From the Preface to Playing Underground: A Critical History of the 1960s Off-Off-Broadway Movement by Stephen J. Bottoms (University of Michigan Press, 2004):
My most important collaboration of all has been with Michael Smith, the chief theatre critic for the Village Voice throughout the period discussed in this book, whose reivews—clear-sighted, provocative, personal—I have come to appreciate as my own set of eyes on what actually happened, in performance, off-off-Broadway. Latterly, via e-mail, Michael has also stepped in as an indispensable critic and editor of my writing.

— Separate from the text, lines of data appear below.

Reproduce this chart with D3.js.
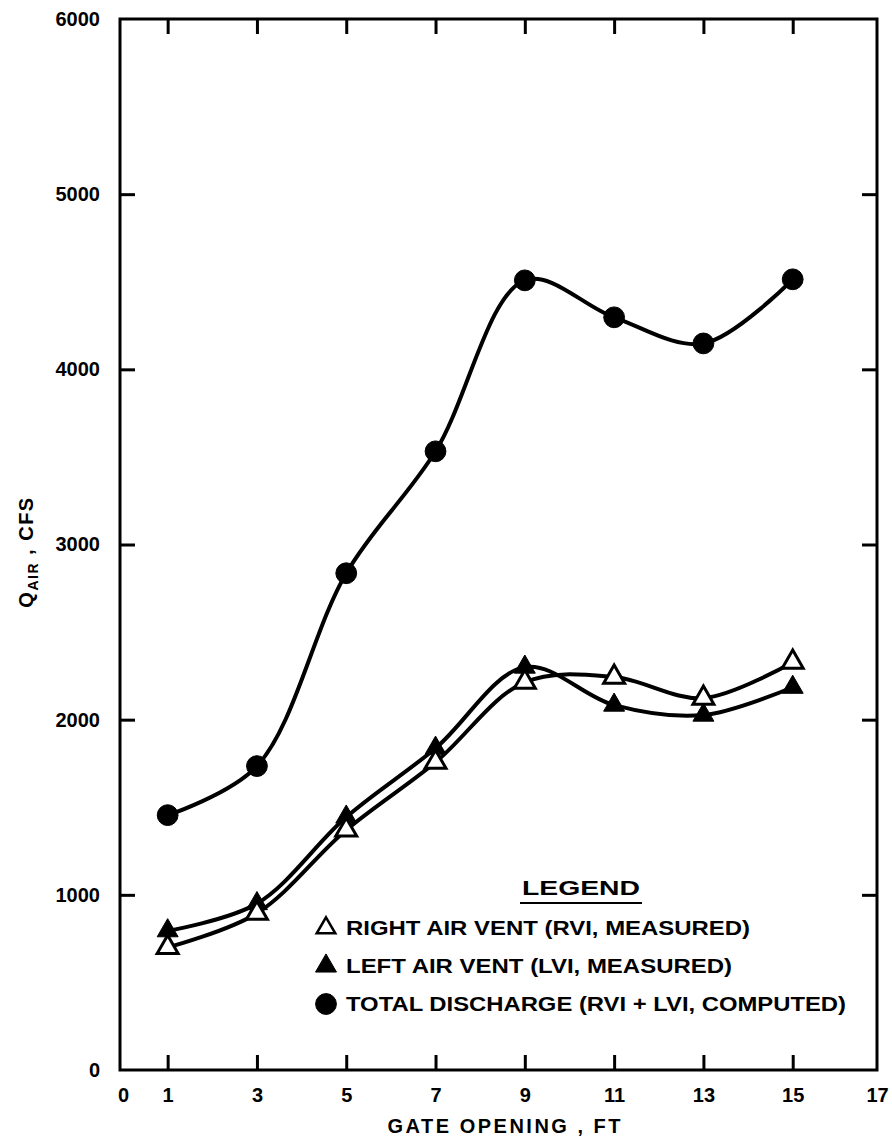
<!DOCTYPE html>
<html>
<head>
<meta charset="utf-8">
<script src="https://cdn.jsdelivr.net/npm/d3@7"></script>
<style>
  body { margin: 0; background: #fff; }
  svg { display: block; }
  text { font-family: "Liberation Sans", Arial, sans-serif; font-weight: bold; fill: #000; }
</style>
</head>
<body>
<svg width="892" height="1140"></svg>
<script>
// Data (gate opening in ft, air discharge in cfs)
const gateOpening    = [1, 3, 5, 7, 9, 11, 13, 15];
const rightVent      = [700, 895, 1370, 1757, 2214, 2243, 2123, 2328];
const leftVent       = [795, 950, 1444, 1837, 2300, 2083, 2026, 2185];
const totalDischarge = [1455, 1735, 2836, 3532, 4508, 4297, 4148, 4514];

const xTickValues  = [1, 3, 5, 7, 9, 11, 13, 15];
const xLabelValues = [0, 1, 3, 5, 7, 9, 11, 13, 15, 17];
const yTickValues  = [1000, 2000, 3000, 4000, 5000];
const yLabelValues = [0, 1000, 2000, 3000, 4000, 5000, 6000];

const legendLabels = [
  "RIGHT AIR VENT (RVI, MEASURED)",
  "LEFT AIR VENT (LVI, MEASURED)",
  "TOTAL DISCHARGE (RVI + LVI, COMPUTED)"
];

// Plot frame
const plotLeft = 120, plotRight = 877, plotTop = 19, plotBottom = 1070;

const svg = d3.select('svg');

// the hand-drawn scale runs a little past the frame on the right
const x = d3.scaleLinear().domain([0, 17]).range([123, 882]);
const y = d3.scaleLinear().domain([0, 6000]).range([plotBottom, plotTop]);

// Inward ticks on all four sides
const tickLen = 15;
svg.append('g').attr('transform', `translate(0,${plotBottom})`)
  .call(d3.axisBottom(x).tickValues(xTickValues).tickSize(-tickLen).tickFormat(''));
svg.append('g').attr('transform', `translate(0,${plotTop})`)
  .call(d3.axisTop(x).tickValues(xTickValues).tickSize(-tickLen).tickFormat(''));
svg.append('g').attr('transform', `translate(${plotLeft},0)`)
  .call(d3.axisLeft(y).tickValues(yTickValues).tickSize(-tickLen).tickFormat(''));
svg.append('g').attr('transform', `translate(${plotRight},0)`)
  .call(d3.axisRight(y).tickValues(yTickValues).tickSize(-tickLen).tickFormat(''));

svg.selectAll('.tick line').attr('stroke', '#000').attr('stroke-width', 3);
svg.selectAll('.domain').remove();

// Tick labels
const xLabels = svg.append('g').attr('transform', `translate(0,${plotBottom})`)
  .call(d3.axisBottom(x).tickValues(xLabelValues).tickSize(0).tickPadding(18).tickFormat(d3.format('d')));
const yLabels = svg.append('g').attr('transform', `translate(${plotLeft},0)`)
  .call(d3.axisLeft(y).tickValues(yLabelValues).tickSize(0).tickPadding(20).tickFormat(d3.format('d')));
[xLabels, yLabels].forEach(g => {
  g.select('.domain').remove();
  g.selectAll('text').attr('font-size', 20).attr('font-family', null);
});
// keep the last label inside the page
xLabels.selectAll('text').filter(d => d === 17).attr('dx', -5);

// Frame
svg.append('rect')
  .attr('x', plotLeft).attr('y', plotTop)
  .attr('width', plotRight - plotLeft).attr('height', plotBottom - plotTop)
  .attr('fill', 'none').attr('stroke', '#000').attr('stroke-width', 3);

// Axis titles
svg.append('text')
  .attr('x', 504).attr('y', 1133)
  .attr('text-anchor', 'middle')
  .attr('font-size', 20)
  .attr('textLength', 233)
  .attr('lengthAdjust', 'spacing')
  .text('GATE OPENING , FT');

const yTitle = svg.append('text')
  .attr('transform', 'translate(33,552) rotate(-90)')
  .attr('text-anchor', 'middle')
  .attr('font-size', 20)
  .attr('letter-spacing', 1.5);
yTitle.append('tspan').text('Q');
yTitle.append('tspan').attr('font-size', 14).attr('dy', 5).text('AIR');
yTitle.append('tspan').attr('dy', -5).text(' ,  CFS');

// Curves
const line = d3.line()
  .x((d, i) => x(gateOpening[i]))
  .y(d => y(d))
  .curve(d3.curveCatmullRom.alpha(0.5));

[totalDischarge, leftVent, rightVent].forEach(values => {
  svg.append('path')
    .datum(values)
    .attr('d', line)
    .attr('fill', 'none')
    .attr('stroke', '#000')
    .attr('stroke-width', 4);
});

const triangle = d3.symbol().type(d3.symbolTriangle).size(190);
const dot = d3.symbol().type(d3.symbolCircle).size(340);

function drawMarkers(values, shape) {
  svg.append('g').selectAll('path')
    .data(values)
    .join('path')
    .attr('transform', (d, i) => `translate(${x(gateOpening[i])},${y(d)})`)
    .attr('d', shape === 'circle' ? dot : triangle)
    .attr('fill', shape === 'open' ? '#fff' : '#000')
    .attr('stroke', '#000')
    .attr('stroke-width', shape === 'open' ? 3 : 1);
}

drawMarkers(totalDischarge, 'circle');
drawMarkers(leftVent, 'filled');
drawMarkers(rightVent, 'open');

// Legend
svg.append('text')
  .attr('x', 581).attr('y', 895)
  .attr('text-anchor', 'middle')
  .attr('font-size', 20)
  .attr('font-weight', 'normal')
  .attr('textLength', 118)
  .attr('lengthAdjust', 'spacingAndGlyphs')
  .text('LEGEND');
svg.append('line')
  .attr('x1', 520).attr('x2', 642)
  .attr('y1', 903).attr('y2', 903)
  .attr('stroke', '#000').attr('stroke-width', 2);

const legendShapes = ['open', 'filled', 'circle'];
const legendWidths = [404, 386, 500];
legendLabels.forEach((label, i) => {
  const cy = 928 + i * 38;
  const shape = legendShapes[i];
  svg.append('path')
    .attr('transform', `translate(326,${cy})`)
    .attr('d', shape === 'circle' ? dot : (shape === 'open' ? d3.symbol().type(d3.symbolTriangle).size(150) : triangle))
    .attr('fill', shape === 'open' ? '#fff' : '#000')
    .attr('stroke', '#000')
    .attr('stroke-width', shape === 'open' ? 2.5 : 1);
  svg.append('text')
    .attr('x', 346).attr('y', cy + 7)
    .attr('font-size', 20)
    .attr('font-weight', 'normal')
    .attr('textLength', legendWidths[i])
    .attr('lengthAdjust', 'spacingAndGlyphs')
    .text(label);
});
</script>
</body>
</html>
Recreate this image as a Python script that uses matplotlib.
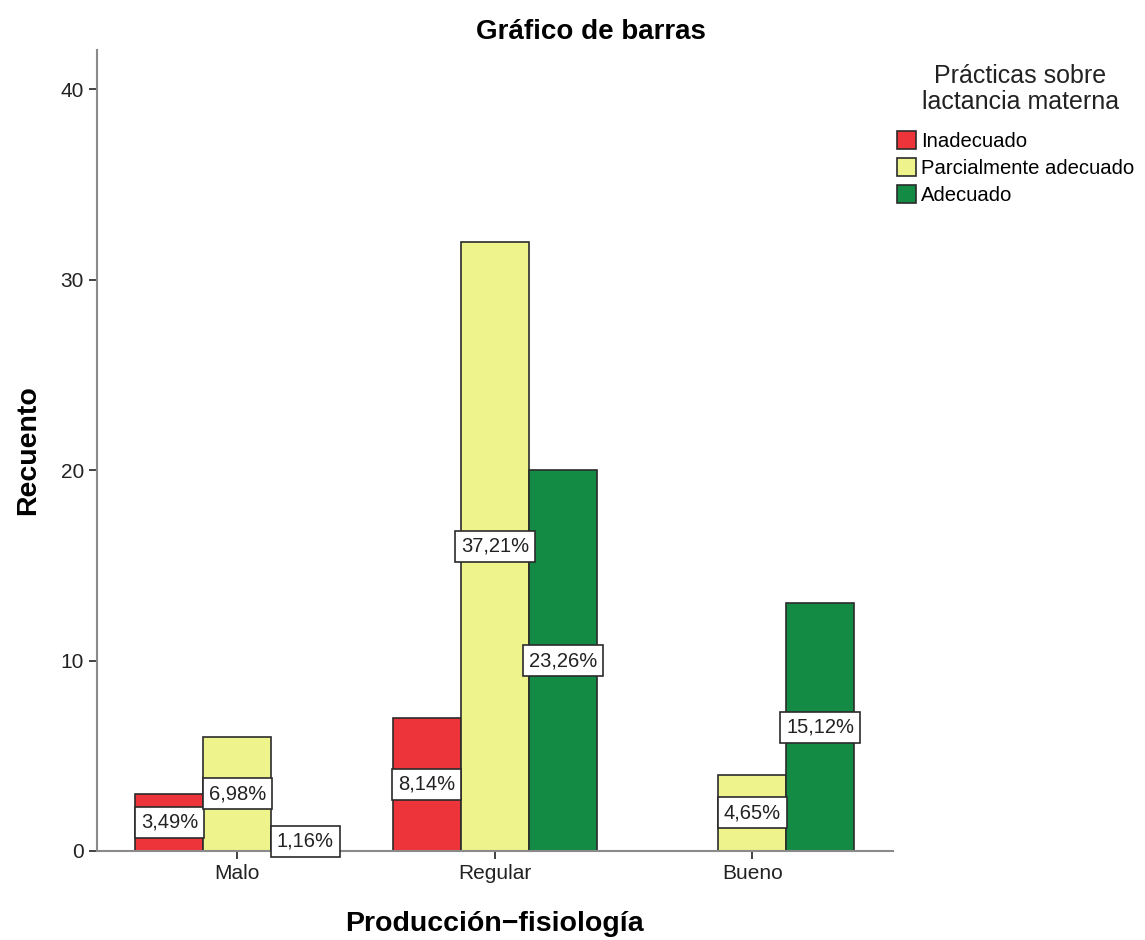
import numpy as np
import matplotlib.pyplot as plt
from matplotlib.patches import Patch

plt.rcParams['font.family'] = ['Liberation Sans', 'DejaVu Sans']

categorias = ['Malo', 'Regular', 'Bueno']
series = ['Inadecuado', 'Parcialmente adecuado', 'Adecuado']
conteos = [
    [3, 7, 0],     # Inadecuado
    [6, 32, 4],    # Parcialmente adecuado
    [1, 20, 13],   # Adecuado
]
etiquetas = [
    ['3,49%', '8,14%', None],
    ['6,98%', '37,21%', '4,65%'],
    ['1,16%', '23,26%', '15,12%'],
]
colores = ['#ED343A', '#EEF38B', '#138B45']
borde = '#2b2b2b'

fig = plt.figure(figsize=(11.45, 9.4), dpi=100)
ax = fig.add_axes([0.0847, 0.0947, 0.695, 0.852])

x = np.arange(len(categorias))
ancho = 0.264
for i, (vals, col) in enumerate(zip(conteos, colores)):
    pos = x + (i - 1) * ancho
    ax.bar(pos, vals, width=ancho, color=col, edgecolor=borde, linewidth=1.2, zorder=2)
    for xp, v, et in zip(pos, vals, etiquetas[i]):
        if et is None:
            continue
        ax.text(xp, v / 2, et, ha='center', va='center', fontsize=14.5, color='#222222', zorder=4,
                bbox=dict(boxstyle='square,pad=0.3', facecolor='white', edgecolor=borde, linewidth=1.2))

ax.set_xlim(-0.545, 2.545)
ax.set_ylim(0, 42.05)
ax.set_yticks([0, 10, 20, 30, 40])
ax.set_xticks(x)
ax.set_xticklabels(categorias)
ax.tick_params(axis='both', labelsize=15, colors='#222222', length=6, width=1.2)
for s in ['top', 'right']:
    ax.spines[s].set_visible(False)
for s in ['left', 'bottom']:
    ax.spines[s].set_color('#8a8a8a')
    ax.spines[s].set_linewidth(1.5)

ax.set_xlabel('Producción\u2212fisiología', fontsize=20.5, fontweight='bold', labelpad=20)
ax.set_ylabel('Recuento', fontsize=20.5, fontweight='bold', labelpad=14)
fig.text(0.516, 0.966, 'Gráfico de barras', ha='center', va='center', fontsize=20, fontweight='bold')

# leyenda: título aparte para controlar el espaciado
fig.text(0.891, 0.905, 'Prácticas sobre\nlactancia materna', ha='center', va='center',
         fontsize=18, linespacing=1.12, color='#222222')
manejadores = [Patch(facecolor=c, edgecolor=borde, linewidth=1.2) for c in colores]
fig.legend(manejadores, series, loc='upper left', bbox_to_anchor=(0.7834, 0.861), frameon=False,
           fontsize=14.6, handlelength=0.95, handleheight=1.0, handletextpad=0.25,
           labelspacing=0.36, borderpad=0.0, borderaxespad=0.0)

fig.savefig('out.png', dpi=100)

Long before this personal contact was established, however, I had been struck by the frequency with which his Voice reports resonated with, and indeed helped crystallize, my own accumulated impressions of the plays and players involved. If I quote him frequently, it is because I trust him and because, still more importantly, he was trusted by the artists themselves. “He loved the theatre as much as we did,” notes playwright Megan Terry: “he let people know where to come and what was happening. When there was a breakthrough, he would be the first to proclaim it.” Smith’s unapologetically subjective reviewing style consciously eschewed the conventional notion that the critic’s function is to provide a “service” to an anonymous public, by setting oneself up in judgment over what is or is not worth seeing. Instead, always acknowledging his own preferences and interests, he sought to speak to and for the creative community of which he was a part—as a playwright, as a director, and as “key grip” for his longtime lover, lighting designer Johnny Dodd. He sought to generate debate rather than to close it down, and proved willing to open himself up to criticism in the process: “I got mocked sometimes for writing about myself,” he notes, “but it was a deliberate choice. I love the theater and wanted to be a friend of the theater and an advocate of the theater and keep the theater alive and healthy and wonderful. That was my aim—not to be right all the time.” If there is a better goal for a theater critic to aspire to, I don’t know what it is.